You make some valid points, however there is one other difference between how binary and text files are handled besides how they appear during diff. Binary and text types vary in how line ending conversions are handled. Depending on the project's settings for handling end of line conversions, text files may have their line endings altered when committed and/or checked out of a repository. Binary files do not have the line endings touched. Generally speaking, even though SVG files are technically XML, they don't normally need to have their line endings converted based on the type of system they are being checked out on because line ending types only matter if a file is going to be edited after the initial commit. Also, if the line ending conversion settings for a repository aren't set properly, you can potentially have the situation where an SVG file is initially committed on a Windows machine, and then checked out on a Mac.
Then the Mac user decides to update the SVG file (they replace the file with a completely new one, but the file has the same name). Then they commit it. When the Windows user then pulls that commit, the SVG file may constantly show as if the Windows user has uncommitted changes in their working directory for the SVG file even though they haven't touched it. Now, it is true that if the proper configuration for line ending conversion for the type of machine each user is working on is set, this problem will not happen. However, many people don't have those settings set properly.
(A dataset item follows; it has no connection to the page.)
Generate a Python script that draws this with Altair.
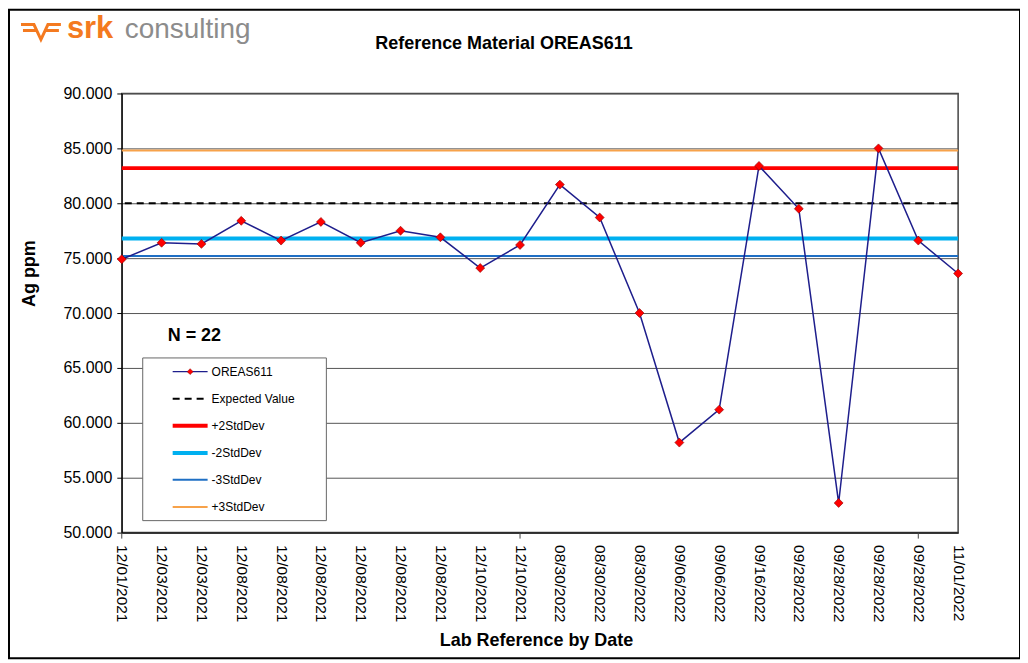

We had this issue happen to us at my work, and it caused a lot of annoying problems that were difficult to track down. Now, of course this can happen to other file types as well if the correct line ending settings aren't in place, but if SVG files are left as text type then it is just adding another place for trouble to happen. On my team at work, all of the software developers use Windows, but the UI/UX developers use Macs. They do a lot of commits to our repositories with updating and changing image files, and they aren't as fluent in Git's details as the software developers (they know how to use the basics of Git, but they don't have an in-depth understanding of all the idiosyncrasies and complications of Git). They ended up messing up our repositories because they kept overriding Git's warnings about the "uncommitted changes in the working directory" regarding SVG files because they knew they hadn't changed them and thought that by forcibly overriding Git pull that they were wiping the uncommitted changes (because that is what Git warns will happen if you forcibly override that warning message). Since at
the time Git was treating SVG files as
text, it was applying the line ending transformations to them on the Windows machines. Because the Mac people didn't have their core.autocrlf set to "input", Git STILL thought those files were changed (even though they weren't), and when they did "git add ." later to stage and commit their changes, they didn't realize the SVG files were marked as staged and committed as well (they changed a lot of files at once, so it was easy to overlook them in the list of staged changes). This ended up committing the line ending changes into our repository and screwing up the files on the Windows machines. It took as a long time to track down the cause of this problem, because no one initially made the connection between SVG files and line ending conversions because most people think of SVG files as any other image file unless they stop and think about it carefully. It took as weeks of investigating this problem before I finally made the connection that since SVG files are technically XML, Git might be autodetecting them as text and applying the line ending conversions. We ended up having to heavily edit our Git history to fix the problem. Since then we tell all our new developers to properly set the line endings for their system, but we also add all image files (including SVG) as binary explicitly to prevent this from happening again in case someone forgets to properly configure their line ending settings.

In the handful of cases where people DO need to edit their SVG files and DO need line ending conversion applied to those files, they can set SVG as text in their repositories. But the majority of people do not need to do that, so why introduce a potential pain point than can be avoided.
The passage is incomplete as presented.